**Set task:**
Repeat the listing in full, preserving every character.

**Source excerpt:**
-------
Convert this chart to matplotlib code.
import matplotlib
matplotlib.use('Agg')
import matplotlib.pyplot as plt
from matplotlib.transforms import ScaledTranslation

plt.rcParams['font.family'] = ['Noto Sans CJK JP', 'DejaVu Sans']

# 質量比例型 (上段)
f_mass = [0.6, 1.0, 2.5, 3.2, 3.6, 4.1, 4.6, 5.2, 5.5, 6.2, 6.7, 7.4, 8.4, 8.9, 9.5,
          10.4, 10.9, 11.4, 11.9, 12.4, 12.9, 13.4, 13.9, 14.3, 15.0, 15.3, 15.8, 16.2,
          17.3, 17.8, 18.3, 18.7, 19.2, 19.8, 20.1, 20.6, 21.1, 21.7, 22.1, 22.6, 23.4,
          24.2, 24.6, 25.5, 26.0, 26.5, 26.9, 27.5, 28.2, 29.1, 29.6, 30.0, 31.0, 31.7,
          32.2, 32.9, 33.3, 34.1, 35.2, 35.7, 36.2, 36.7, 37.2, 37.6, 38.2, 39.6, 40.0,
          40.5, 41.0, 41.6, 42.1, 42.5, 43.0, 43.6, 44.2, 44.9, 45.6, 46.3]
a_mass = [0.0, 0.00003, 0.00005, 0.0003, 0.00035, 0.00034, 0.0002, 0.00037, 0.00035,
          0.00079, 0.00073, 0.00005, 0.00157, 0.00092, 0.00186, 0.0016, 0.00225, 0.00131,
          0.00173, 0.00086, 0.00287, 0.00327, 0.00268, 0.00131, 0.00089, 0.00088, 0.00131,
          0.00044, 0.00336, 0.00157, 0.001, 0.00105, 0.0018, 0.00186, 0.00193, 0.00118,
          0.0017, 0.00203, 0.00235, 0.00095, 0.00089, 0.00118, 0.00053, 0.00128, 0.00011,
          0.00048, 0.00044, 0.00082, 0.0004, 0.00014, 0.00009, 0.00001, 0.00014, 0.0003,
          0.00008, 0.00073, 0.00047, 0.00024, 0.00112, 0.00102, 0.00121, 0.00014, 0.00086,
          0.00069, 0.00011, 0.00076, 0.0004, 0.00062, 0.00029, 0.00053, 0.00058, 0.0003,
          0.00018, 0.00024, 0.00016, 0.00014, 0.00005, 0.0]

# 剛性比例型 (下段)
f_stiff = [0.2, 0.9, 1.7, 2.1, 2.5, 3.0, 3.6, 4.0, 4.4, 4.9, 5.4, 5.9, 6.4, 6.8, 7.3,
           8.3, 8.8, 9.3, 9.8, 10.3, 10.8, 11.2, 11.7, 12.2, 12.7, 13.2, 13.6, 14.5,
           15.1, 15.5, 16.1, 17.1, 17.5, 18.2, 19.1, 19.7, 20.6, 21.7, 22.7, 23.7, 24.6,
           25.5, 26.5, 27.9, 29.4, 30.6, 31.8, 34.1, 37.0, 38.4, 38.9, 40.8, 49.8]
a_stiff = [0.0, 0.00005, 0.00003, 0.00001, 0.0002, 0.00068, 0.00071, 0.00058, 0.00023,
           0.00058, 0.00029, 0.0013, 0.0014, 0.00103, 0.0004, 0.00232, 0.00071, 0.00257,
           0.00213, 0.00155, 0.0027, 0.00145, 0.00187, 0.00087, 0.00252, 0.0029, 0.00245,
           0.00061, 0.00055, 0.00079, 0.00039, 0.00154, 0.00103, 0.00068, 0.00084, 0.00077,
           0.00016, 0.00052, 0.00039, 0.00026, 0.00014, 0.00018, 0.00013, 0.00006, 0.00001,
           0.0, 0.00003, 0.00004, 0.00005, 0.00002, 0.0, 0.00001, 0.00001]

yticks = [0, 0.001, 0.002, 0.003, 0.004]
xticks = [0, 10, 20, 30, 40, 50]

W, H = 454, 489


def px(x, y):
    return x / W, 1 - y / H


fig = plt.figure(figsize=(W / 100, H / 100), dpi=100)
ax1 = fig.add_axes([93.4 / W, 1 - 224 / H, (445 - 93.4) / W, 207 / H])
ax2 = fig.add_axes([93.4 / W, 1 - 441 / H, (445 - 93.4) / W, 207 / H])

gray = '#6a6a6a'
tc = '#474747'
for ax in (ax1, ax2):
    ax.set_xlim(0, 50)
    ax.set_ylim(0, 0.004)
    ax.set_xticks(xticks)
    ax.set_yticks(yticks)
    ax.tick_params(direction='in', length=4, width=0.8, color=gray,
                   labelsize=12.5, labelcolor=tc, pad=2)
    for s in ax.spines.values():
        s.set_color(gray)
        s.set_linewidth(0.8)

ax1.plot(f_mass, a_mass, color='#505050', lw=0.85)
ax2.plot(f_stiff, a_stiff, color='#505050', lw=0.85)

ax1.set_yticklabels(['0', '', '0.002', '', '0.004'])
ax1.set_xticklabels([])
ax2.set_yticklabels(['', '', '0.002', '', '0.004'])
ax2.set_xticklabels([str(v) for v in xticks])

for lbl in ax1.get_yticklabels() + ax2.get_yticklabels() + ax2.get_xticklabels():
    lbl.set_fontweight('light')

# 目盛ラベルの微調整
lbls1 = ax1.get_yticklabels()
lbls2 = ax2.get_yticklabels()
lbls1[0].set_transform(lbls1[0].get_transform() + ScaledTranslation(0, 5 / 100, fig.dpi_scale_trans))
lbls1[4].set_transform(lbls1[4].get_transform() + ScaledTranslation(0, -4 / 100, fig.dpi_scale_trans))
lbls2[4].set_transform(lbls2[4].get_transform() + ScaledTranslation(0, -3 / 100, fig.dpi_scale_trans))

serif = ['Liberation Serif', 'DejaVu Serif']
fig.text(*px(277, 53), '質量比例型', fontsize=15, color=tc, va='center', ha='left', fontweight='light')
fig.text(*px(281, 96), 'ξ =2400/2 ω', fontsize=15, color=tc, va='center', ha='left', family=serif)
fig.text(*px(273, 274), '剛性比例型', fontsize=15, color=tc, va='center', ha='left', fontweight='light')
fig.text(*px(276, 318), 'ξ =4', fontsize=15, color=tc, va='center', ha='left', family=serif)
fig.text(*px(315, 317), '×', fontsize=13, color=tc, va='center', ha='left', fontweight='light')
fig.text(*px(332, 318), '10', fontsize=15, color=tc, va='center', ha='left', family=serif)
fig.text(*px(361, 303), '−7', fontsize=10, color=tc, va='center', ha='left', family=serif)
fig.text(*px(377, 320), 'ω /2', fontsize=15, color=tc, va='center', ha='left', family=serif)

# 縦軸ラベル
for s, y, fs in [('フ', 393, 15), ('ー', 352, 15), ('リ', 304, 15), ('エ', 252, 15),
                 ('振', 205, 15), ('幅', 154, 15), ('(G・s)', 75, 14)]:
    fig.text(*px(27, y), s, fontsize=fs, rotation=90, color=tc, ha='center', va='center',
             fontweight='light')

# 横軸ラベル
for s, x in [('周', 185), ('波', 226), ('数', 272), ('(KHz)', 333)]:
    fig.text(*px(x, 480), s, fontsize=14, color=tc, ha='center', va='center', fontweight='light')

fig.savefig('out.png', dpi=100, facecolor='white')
-------
**Result of this exercise:**
Convert this chart to matplotlib code.
import matplotlib
matplotlib.use('Agg')
import matplotlib.pyplot as plt
from matplotlib.transforms import ScaledTranslation

plt.rcParams['font.family'] = ['Noto Sans CJK JP', 'DejaVu Sans']

# 質量比例型 (上段)
f_mass = [0.6, 1.0, 2.5, 3.2, 3.6, 4.1, 4.6, 5.2, 5.5, 6.2, 6.7, 7.4, 8.4, 8.9, 9.5,
          10.4, 10.9, 11.4, 11.9, 12.4, 12.9, 13.4, 13.9, 14.3, 15.0, 15.3, 15.8, 16.2,
          17.3, 17.8, 18.3, 18.7, 19.2, 19.8, 20.1, 20.6, 21.1, 21.7, 22.1, 22.6, 23.4,
          24.2, 24.6, 25.5, 26.0, 26.5, 26.9, 27.5, 28.2, 29.1, 29.6, 30.0, 31.0, 31.7,
          32.2, 32.9, 33.3, 34.1, 35.2, 35.7, 36.2, 36.7, 37.2, 37.6, 38.2, 39.6, 40.0,
          40.5, 41.0, 41.6, 42.1, 42.5, 43.0, 43.6, 44.2, 44.9, 45.6, 46.3]
a_mass = [0.0, 0.00003, 0.00005, 0.0003, 0.00035, 0.00034, 0.0002, 0.00037, 0.00035,
          0.00079, 0.00073, 0.00005, 0.00157, 0.00092, 0.00186, 0.0016, 0.00225, 0.00131,
          0.00173, 0.00086, 0.00287, 0.00327, 0.00268, 0.00131, 0.00089, 0.00088, 0.00131,
          0.00044, 0.00336, 0.00157, 0.001, 0.00105, 0.0018, 0.00186, 0.00193, 0.00118,
          0.0017, 0.00203, 0.00235, 0.00095, 0.00089, 0.00118, 0.00053, 0.00128, 0.00011,
          0.00048, 0.00044, 0.00082, 0.0004, 0.00014, 0.00009, 0.00001, 0.00014, 0.0003,
          0.00008, 0.00073, 0.00047, 0.00024, 0.00112, 0.00102, 0.00121, 0.00014, 0.00086,
          0.00069, 0.00011, 0.00076, 0.0004, 0.00062, 0.00029, 0.00053, 0.00058, 0.0003,
          0.00018, 0.00024, 0.00016, 0.00014, 0.00005, 0.0]

# 剛性比例型 (下段)
f_stiff = [0.2, 0.9, 1.7, 2.1, 2.5, 3.0, 3.6, 4.0, 4.4, 4.9, 5.4, 5.9, 6.4, 6.8, 7.3,
           8.3, 8.8, 9.3, 9.8, 10.3, 10.8, 11.2, 11.7, 12.2, 12.7, 13.2, 13.6, 14.5,
           15.1, 15.5, 16.1, 17.1, 17.5, 18.2, 19.1, 19.7, 20.6, 21.7, 22.7, 23.7, 24.6,
           25.5, 26.5, 27.9, 29.4, 30.6, 31.8, 34.1, 37.0, 38.4, 38.9, 40.8, 49.8]
a_stiff = [0.0, 0.00005, 0.00003, 0.00001, 0.0002, 0.00068, 0.00071, 0.00058, 0.00023,
           0.00058, 0.00029, 0.0013, 0.0014, 0.00103, 0.0004, 0.00232, 0.00071, 0.00257,
           0.00213, 0.00155, 0.0027, 0.00145, 0.00187, 0.00087, 0.00252, 0.0029, 0.00245,
           0.00061, 0.00055, 0.00079, 0.00039, 0.00154, 0.00103, 0.00068, 0.00084, 0.00077,
           0.00016, 0.00052, 0.00039, 0.00026, 0.00014, 0.00018, 0.00013, 0.00006, 0.00001,
           0.0, 0.00003, 0.00004, 0.00005, 0.00002, 0.0, 0.00001, 0.00001]

yticks = [0, 0.001, 0.002, 0.003, 0.004]
xticks = [0, 10, 20, 30, 40, 50]

W, H = 454, 489


def px(x, y):
    return x / W, 1 - y / H


fig = plt.figure(figsize=(W / 100, H / 100), dpi=100)
ax1 = fig.add_axes([93.4 / W, 1 - 224 / H, (445 - 93.4) / W, 207 / H])
ax2 = fig.add_axes([93.4 / W, 1 - 441 / H, (445 - 93.4) / W, 207 / H])

gray = '#6a6a6a'
tc = '#474747'
for ax in (ax1, ax2):
    ax.set_xlim(0, 50)
    ax.set_ylim(0, 0.004)
    ax.set_xticks(xticks)
    ax.set_yticks(yticks)
    ax.tick_params(direction='in', length=4, width=0.8, color=gray,
                   labelsize=12.5, labelcolor=tc, pad=2)
    for s in ax.spines.values():
        s.set_color(gray)
        s.set_linewidth(0.8)

ax1.plot(f_mass, a_mass, color='#505050', lw=0.85)
ax2.plot(f_stiff, a_stiff, color='#505050', lw=0.85)

ax1.set_yticklabels(['0', '', '0.002', '', '0.004'])
ax1.set_xticklabels([])
ax2.set_yticklabels(['', '', '0.002', '', '0.004'])
ax2.set_xticklabels([str(v) for v in xticks])

for lbl in ax1.get_yticklabels() + ax2.get_yticklabels() + ax2.get_xticklabels():
    lbl.set_fontweight('light')

# 目盛ラベルの微調整
lbls1 = ax1.get_yticklabels()
lbls2 = ax2.get_yticklabels()
lbls1[0].set_transform(lbls1[0].get_transform() + ScaledTranslation(0, 5 / 100, fig.dpi_scale_trans))
lbls1[4].set_transform(lbls1[4].get_transform() + ScaledTranslation(0, -4 / 100, fig.dpi_scale_trans))
lbls2[4].set_transform(lbls2[4].get_transform() + ScaledTranslation(0, -3 / 100, fig.dpi_scale_trans))

serif = ['Liberation Serif', 'DejaVu Serif']
fig.text(*px(277, 53), '質量比例型', fontsize=15, color=tc, va='center', ha='left', fontweight='light')
fig.text(*px(281, 96), 'ξ =2400/2 ω', fontsize=15, color=tc, va='center', ha='left', family=serif)
fig.text(*px(273, 274), '剛性比例型', fontsize=15, color=tc, va='center', ha='left', fontweight='light')
fig.text(*px(276, 318), 'ξ =4', fontsize=15, color=tc, va='center', ha='left', family=serif)
fig.text(*px(315, 317), '×', fontsize=13, color=tc, va='center', ha='left', fontweight='light')
fig.text(*px(332, 318), '10', fontsize=15, color=tc, va='center', ha='left', family=serif)
fig.text(*px(361, 303), '−7', fontsize=10, color=tc, va='center', ha='left', family=serif)
fig.text(*px(377, 320), 'ω /2', fontsize=15, color=tc, va='center', ha='left', family=serif)

# 縦軸ラベル
for s, y, fs in [('フ', 393, 15), ('ー', 352, 15), ('リ', 304, 15), ('エ', 252, 15),
                 ('振', 205, 15), ('幅', 154, 15), ('(G・s)', 75, 14)]:
    fig.text(*px(27, y), s, fontsize=fs, rotation=90, color=tc, ha='center', va='center',
             fontweight='light')

# 横軸ラベル
for s, x in [('周', 185), ('波', 226), ('数', 272), ('(KHz)', 333)]:
    fig.text(*px(x, 480), s, fontsize=14, color=tc, ha='center', va='center', fontweight='light')

fig.savefig('out.png', dpi=100, facecolor='white')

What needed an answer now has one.